Look through the data and write out every line with the word "code" in it.

────────

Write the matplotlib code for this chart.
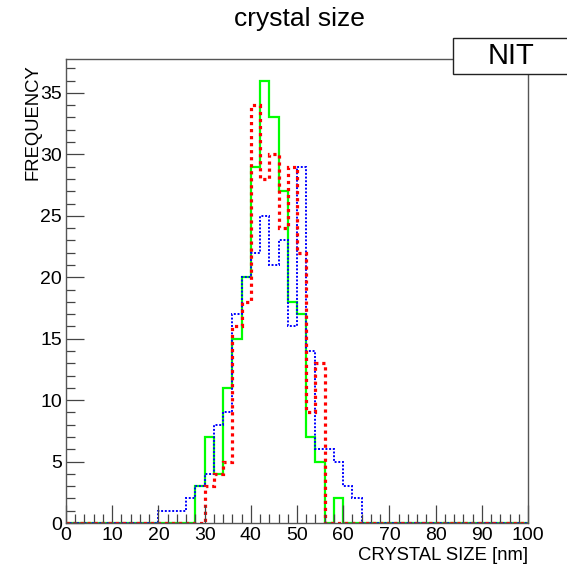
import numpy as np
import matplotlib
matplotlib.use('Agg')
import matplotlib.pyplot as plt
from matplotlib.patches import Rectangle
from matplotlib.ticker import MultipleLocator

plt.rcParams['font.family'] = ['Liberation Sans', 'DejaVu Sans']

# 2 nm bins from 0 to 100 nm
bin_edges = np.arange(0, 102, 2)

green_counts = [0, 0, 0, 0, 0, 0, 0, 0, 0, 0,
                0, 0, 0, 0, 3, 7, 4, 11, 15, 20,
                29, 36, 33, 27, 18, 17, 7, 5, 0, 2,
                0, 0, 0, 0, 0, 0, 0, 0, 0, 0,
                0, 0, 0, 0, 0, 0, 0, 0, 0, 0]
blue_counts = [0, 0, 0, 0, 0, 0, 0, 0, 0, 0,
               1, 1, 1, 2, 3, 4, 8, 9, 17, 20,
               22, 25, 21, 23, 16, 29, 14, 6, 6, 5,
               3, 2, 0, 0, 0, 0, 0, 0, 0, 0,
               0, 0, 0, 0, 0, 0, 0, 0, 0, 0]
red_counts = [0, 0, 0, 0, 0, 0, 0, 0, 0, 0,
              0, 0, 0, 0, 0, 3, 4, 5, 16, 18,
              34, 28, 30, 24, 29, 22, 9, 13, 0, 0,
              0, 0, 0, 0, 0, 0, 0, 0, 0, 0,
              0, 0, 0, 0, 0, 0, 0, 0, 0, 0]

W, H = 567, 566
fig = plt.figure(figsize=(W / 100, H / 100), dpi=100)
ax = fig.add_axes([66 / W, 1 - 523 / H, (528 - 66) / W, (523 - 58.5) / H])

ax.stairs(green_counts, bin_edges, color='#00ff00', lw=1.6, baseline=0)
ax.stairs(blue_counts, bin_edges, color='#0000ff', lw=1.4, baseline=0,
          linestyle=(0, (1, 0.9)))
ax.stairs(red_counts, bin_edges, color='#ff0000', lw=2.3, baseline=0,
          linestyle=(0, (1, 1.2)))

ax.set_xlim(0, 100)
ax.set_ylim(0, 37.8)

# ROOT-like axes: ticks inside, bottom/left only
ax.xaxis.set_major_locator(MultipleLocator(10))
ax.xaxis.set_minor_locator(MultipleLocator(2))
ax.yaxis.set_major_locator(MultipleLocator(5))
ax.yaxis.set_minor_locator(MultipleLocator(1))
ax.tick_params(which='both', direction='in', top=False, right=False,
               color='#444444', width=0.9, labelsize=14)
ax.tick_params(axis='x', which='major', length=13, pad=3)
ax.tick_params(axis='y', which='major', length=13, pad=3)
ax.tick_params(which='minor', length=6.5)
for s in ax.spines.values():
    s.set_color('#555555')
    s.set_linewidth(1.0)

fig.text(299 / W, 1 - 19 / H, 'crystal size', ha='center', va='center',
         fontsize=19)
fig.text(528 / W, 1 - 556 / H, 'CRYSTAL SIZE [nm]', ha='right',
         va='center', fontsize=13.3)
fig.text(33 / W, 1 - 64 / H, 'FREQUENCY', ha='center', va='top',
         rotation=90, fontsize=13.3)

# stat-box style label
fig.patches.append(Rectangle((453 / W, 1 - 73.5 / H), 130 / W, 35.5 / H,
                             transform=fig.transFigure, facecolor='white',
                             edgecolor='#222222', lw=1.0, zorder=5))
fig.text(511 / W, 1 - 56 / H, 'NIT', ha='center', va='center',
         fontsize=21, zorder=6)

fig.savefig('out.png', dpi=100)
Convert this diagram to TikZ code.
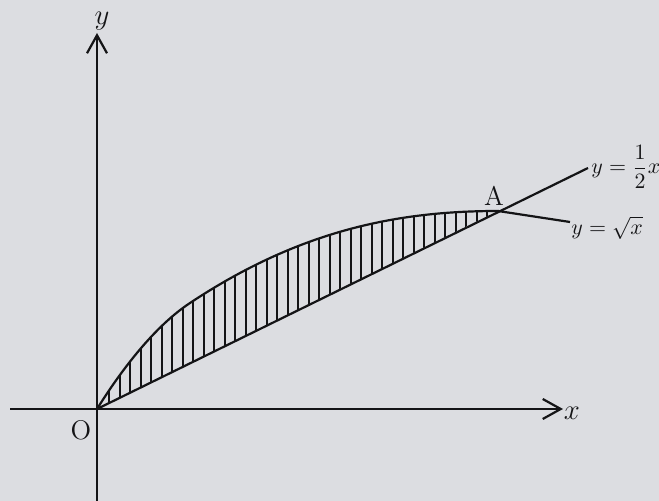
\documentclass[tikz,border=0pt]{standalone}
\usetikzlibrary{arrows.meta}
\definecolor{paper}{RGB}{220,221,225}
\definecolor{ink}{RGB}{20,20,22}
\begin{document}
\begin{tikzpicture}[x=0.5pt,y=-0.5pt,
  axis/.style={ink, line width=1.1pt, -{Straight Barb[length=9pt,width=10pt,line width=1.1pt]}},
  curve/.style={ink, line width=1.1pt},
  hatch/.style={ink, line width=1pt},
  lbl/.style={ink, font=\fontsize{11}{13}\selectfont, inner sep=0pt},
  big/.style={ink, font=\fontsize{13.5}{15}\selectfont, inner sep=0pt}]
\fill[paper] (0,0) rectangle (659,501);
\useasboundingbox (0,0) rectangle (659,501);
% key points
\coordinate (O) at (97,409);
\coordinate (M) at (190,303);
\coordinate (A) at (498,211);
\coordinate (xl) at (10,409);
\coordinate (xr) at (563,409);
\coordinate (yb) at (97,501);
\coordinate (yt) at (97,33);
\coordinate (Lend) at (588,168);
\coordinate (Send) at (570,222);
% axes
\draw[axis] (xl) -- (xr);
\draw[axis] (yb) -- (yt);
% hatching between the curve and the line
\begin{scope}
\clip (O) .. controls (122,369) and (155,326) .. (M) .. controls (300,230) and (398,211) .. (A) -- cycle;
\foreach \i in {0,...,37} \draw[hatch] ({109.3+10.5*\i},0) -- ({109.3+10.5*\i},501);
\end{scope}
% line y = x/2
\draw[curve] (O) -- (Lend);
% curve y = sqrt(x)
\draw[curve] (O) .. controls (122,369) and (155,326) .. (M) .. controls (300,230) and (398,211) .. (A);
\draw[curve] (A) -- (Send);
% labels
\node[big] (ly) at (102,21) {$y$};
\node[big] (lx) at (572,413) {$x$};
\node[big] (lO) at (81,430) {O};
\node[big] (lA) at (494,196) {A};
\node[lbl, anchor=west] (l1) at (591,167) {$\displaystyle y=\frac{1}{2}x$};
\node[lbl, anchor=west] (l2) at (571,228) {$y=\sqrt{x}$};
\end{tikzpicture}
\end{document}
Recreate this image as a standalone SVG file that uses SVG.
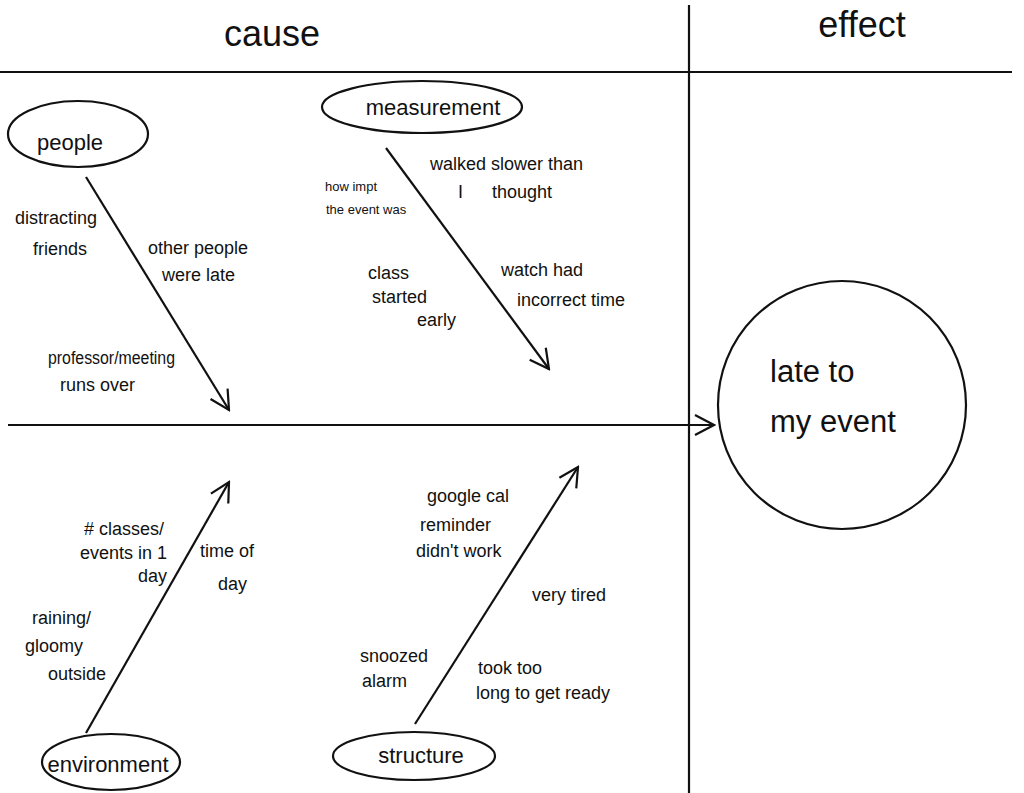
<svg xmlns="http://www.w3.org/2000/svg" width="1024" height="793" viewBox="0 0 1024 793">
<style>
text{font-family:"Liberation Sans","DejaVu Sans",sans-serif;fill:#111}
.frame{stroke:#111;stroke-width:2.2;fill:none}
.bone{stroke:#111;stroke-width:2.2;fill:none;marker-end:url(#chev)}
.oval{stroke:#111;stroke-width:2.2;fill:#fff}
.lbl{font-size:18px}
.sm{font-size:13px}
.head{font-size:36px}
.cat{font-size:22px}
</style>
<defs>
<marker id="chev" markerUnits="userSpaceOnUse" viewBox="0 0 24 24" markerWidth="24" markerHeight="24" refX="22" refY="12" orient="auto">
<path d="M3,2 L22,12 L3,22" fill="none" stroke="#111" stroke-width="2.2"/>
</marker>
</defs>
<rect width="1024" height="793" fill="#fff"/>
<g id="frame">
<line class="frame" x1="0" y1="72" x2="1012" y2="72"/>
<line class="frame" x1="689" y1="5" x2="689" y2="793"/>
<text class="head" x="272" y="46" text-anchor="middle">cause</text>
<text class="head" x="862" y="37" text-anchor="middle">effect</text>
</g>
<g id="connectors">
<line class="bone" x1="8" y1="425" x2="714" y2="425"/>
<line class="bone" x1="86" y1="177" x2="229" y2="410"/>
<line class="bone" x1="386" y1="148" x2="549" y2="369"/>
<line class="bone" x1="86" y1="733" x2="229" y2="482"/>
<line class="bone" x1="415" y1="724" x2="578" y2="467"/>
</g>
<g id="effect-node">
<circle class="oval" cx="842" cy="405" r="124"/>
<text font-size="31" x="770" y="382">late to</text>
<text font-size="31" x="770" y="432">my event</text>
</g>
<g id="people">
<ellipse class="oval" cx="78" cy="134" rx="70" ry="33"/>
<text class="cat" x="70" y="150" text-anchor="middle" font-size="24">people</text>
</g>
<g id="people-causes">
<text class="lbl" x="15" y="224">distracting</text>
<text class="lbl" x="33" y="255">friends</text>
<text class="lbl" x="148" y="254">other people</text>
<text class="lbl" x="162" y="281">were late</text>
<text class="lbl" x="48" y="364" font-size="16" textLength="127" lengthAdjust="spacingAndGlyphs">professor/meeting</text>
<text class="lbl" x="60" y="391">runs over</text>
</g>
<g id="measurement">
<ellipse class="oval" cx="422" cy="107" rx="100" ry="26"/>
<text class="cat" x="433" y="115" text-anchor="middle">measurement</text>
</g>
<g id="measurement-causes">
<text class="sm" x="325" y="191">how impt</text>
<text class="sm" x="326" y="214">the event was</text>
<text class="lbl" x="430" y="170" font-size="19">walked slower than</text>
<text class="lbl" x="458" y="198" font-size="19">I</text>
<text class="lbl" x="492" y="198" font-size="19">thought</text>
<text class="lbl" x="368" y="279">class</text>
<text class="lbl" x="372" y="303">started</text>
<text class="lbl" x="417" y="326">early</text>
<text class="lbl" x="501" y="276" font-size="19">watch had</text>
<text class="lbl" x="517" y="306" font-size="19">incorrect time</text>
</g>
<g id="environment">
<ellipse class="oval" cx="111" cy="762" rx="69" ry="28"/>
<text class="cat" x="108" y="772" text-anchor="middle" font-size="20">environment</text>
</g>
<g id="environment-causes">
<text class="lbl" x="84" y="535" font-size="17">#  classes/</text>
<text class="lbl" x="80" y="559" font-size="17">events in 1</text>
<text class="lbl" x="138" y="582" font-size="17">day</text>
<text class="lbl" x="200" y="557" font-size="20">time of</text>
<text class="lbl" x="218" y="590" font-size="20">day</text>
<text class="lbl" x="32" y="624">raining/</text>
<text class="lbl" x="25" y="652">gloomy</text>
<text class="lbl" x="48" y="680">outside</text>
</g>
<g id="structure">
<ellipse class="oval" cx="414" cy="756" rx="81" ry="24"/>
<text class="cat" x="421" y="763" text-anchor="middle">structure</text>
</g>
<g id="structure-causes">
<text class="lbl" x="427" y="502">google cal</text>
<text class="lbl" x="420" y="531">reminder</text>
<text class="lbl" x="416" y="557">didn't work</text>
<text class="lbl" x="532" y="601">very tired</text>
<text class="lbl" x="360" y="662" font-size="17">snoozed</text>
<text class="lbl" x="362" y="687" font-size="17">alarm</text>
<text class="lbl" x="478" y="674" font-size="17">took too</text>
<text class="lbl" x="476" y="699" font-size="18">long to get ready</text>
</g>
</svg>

────────

▶ EXPECTED ANSWER
Write the matplotlib code for this chart.
Convert this diagram to TikZ code.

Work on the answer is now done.